Backed by Maines on pedal steel and David Grissom on guitar, the women raised their powerful voices in harmony on “Well, Well, Well” as Raitt moved her slide finger along the neck of a deep blue resonator. Then she invited Taj Mahal onstage for a gritty, groovy “Gnawin’ on It.”
Nelson accompanied her on “Getting Over You,” which she recorded with him for 1993’s Across the Borderline.
“One of the highlights of my life was looking through the studio window and realizing I had made it enough to sing with Willie Nelson,” she said, before dedicating the song to its author, Bruton.
Mahal and Staples returned for the song that helped make her a star: John Hiatt’s “Thing Called Love.” Wielding her Stratocaster, Raitt grinned widely while pouring low-down, greasy blues-funk all over the hit.
In King’s video tribute, Monsees observed, “It’s hard to listen to a B.B. King record or watch a clip of him play and not smile.

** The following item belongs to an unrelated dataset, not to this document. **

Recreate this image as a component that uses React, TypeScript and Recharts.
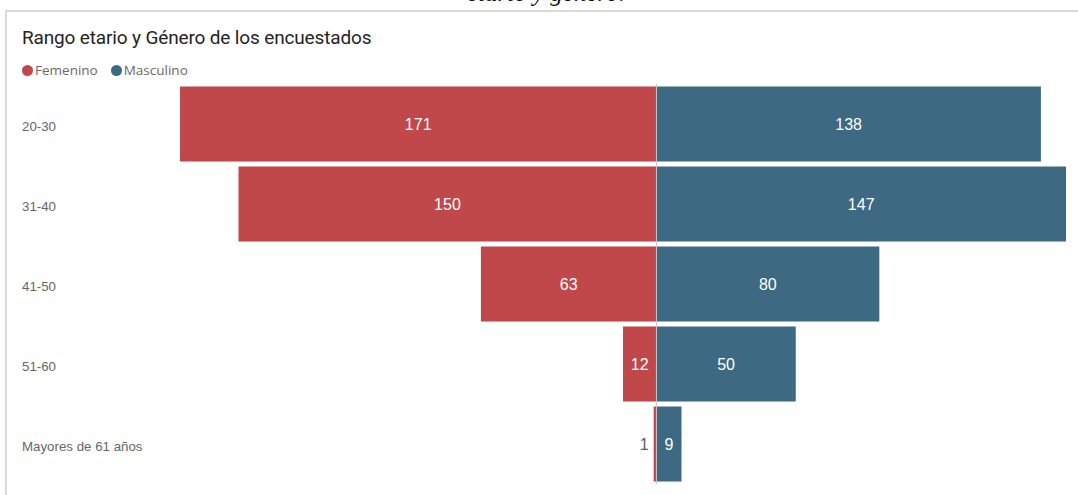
import { BarChart, Bar, XAxis, YAxis, LabelList, ReferenceLine } from 'recharts';

const AGE_GROUPS = ['20-30', '31-40', '41-50', '51-60', 'Mayores de 61 años'];
const FEMENINO = [171, 150, 63, 12, 1];
const MASCULINO = [138, 147, 80, 50, 9];
const SERIES = ['Femenino', 'Masculino'];

const RED = '#C0474A';
const BLUE = '#3D6A82';
const COLORS = [RED, BLUE];

const rows = AGE_GROUPS.map((age, i) => ({
  age,
  femenino: -FEMENINO[i],
  masculino: MASCULINO[i],
}));

function AgeTick({ y, payload }: { y?: number; payload?: { value: string } }) {
  return (
    <text x={22} y={(y ?? 0) + 2} dy="0.35em" textAnchor="start"
      fontFamily="'Liberation Sans', Arial, sans-serif" fontSize={13.3} fill="#666666">
      {payload?.value}
    </text>
  );
}

function FemLabel(props: any) {
  const { x, y, width, height, value } = props;
  const v = Math.abs(Number(value));
  const w = Math.abs(Number(width));
  const cx = Number(x) + Number(width) / 2;
  const cy = Number(y) + Number(height) / 2;
  if (w < 24) {
    const left = Math.min(Number(x), Number(x) + Number(width));
    return (
      <text x={left - 5} y={cy} dy="0.35em" textAnchor="end"
        fontFamily="'Liberation Sans', Arial, sans-serif" fontSize={16} fill="#605E5C">
        {v}
      </text>
    );
  }
  return (
    <text x={cx} y={cy} dy="0.35em" textAnchor="middle"
      fontFamily="'Liberation Sans', Arial, sans-serif" fontSize={16} fill="#ffffff">
      {v}
    </text>
  );
}

function MascLabel(props: any) {
  const { x, y, width, height, value } = props;
  return (
    <text x={Number(x) + Number(width) / 2} y={Number(y) + Number(height) / 2} dy="0.35em" textAnchor="middle"
      fontFamily="'Liberation Sans', Arial, sans-serif" fontSize={16} fill="#ffffff">
      {value}
    </text>
  );
}

export default function App() {
  return (
    <div style={{ position: 'fixed', left: 0, top: 0, width: 1078, height: 495, background: '#fff', overflow: 'hidden' }}>
      <div style={{
        position: 'absolute', left: 0, width: 1078, top: -21, textAlign: 'center',
        fontFamily: "'Liberation Serif', 'Times New Roman', serif", fontStyle: 'italic', fontSize: 25,
        color: '#111', paddingLeft: 14, boxSizing: 'border-box',
      }}>
        etario y género.
      </div>
      <div style={{ position: 'absolute', left: 5, top: 10, width: 1080, height: 500, borderTop: '2px solid #d9d9d9', borderLeft: '2px solid #d9d9d9' }} />
      <div style={{
        position: 'absolute', left: 22, top: 26, fontFamily: 'Roboto, sans-serif', fontSize: 19, color: '#252423',
        letterSpacing: -0.15,
      }}>
        Rango etario y Género de los encuestados
      </div>
      <div style={{ position: 'absolute', left: 22, top: 61, display: 'flex', alignItems: 'center', fontFamily: "'Open Sans', sans-serif", fontSize: 13.5, color: '#6b6966' }}>
        {SERIES.map((s, i) => (
          <div key={s} style={{ display: 'flex', alignItems: 'center', marginRight: 13 }}>
            <span style={{ width: 11, height: 11, borderRadius: 6, background: COLORS[i], display: 'inline-block', marginRight: 2 }} />
            {s}
          </div>
        ))}
      </div>
      <div style={{ position: 'absolute', left: 0, top: 0 }}>
        <BarChart width={1078} height={495} data={rows} layout="vertical" stackOffset="sign"
          margin={{ top: 84, right: 12, bottom: 11, left: 0 }} barCategoryGap={2.5}>
          <XAxis type="number" hide domain={[-171, 147]} allowDataOverflow />
          <YAxis type="category" dataKey="age" width={180} axisLine={false} tickLine={false} tick={<AgeTick />} />
          <Bar dataKey="femenino" stackId="g" fill={RED} isAnimationActive={false}>
            <LabelList dataKey="femenino" content={<FemLabel />} />
          </Bar>
          <Bar dataKey="masculino" stackId="g" fill={BLUE} isAnimationActive={false}>
            <LabelList dataKey="masculino" content={<MascLabel />} />
          </Bar>
          <ReferenceLine x={0} stroke="#c8c8c8" strokeWidth={1} segment={[{ x: 0, y: AGE_GROUPS[0] }, { x: 0, y: AGE_GROUPS[4] }]} />
        </BarChart>
      </div>
    </div>
  );
}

“I just can’t think of anybody else,” she added, “whose name is more synonymous with a genre.”
Gibbons got the induction honors; King’s personal assistant and tour manager, Myron N. Johnson, accepted the award.
“B.B. was the blues,” he said. “His greatest joy was walking out onstage, picking up Lucille and living.”
The blues band, fronted by King soundalike Jessie Robinson, delivered “Paying the Cost to Be the Boss,” then Gibbons and Hammond B3 player Mike Flanigin, in matching sparkly black jackets, snaked through a jazzy medley of “The Jungle” and “You Upset Me Baby.”
“I know B.B. is smiling down on us. This one’s for him,” Raitt said as she joined Gary Clark Jr. for “The Thrill is Gone,” a highlight. Clark, whose voice seems to channel King’s timbre, did a sweet “Three O’Clock Blues” before bringing his old friend Monsees out for “Woke Up this Morning,” another cool moment. Nelson led Clark and the blues band through a masterful “Night Life” before everyone appeared for “Every Day I Have the Blues.”
With 10 guitarists and even more voices, it was a jubilant celebration of music — and people who’ve enriched our lives immeasurably with theirs.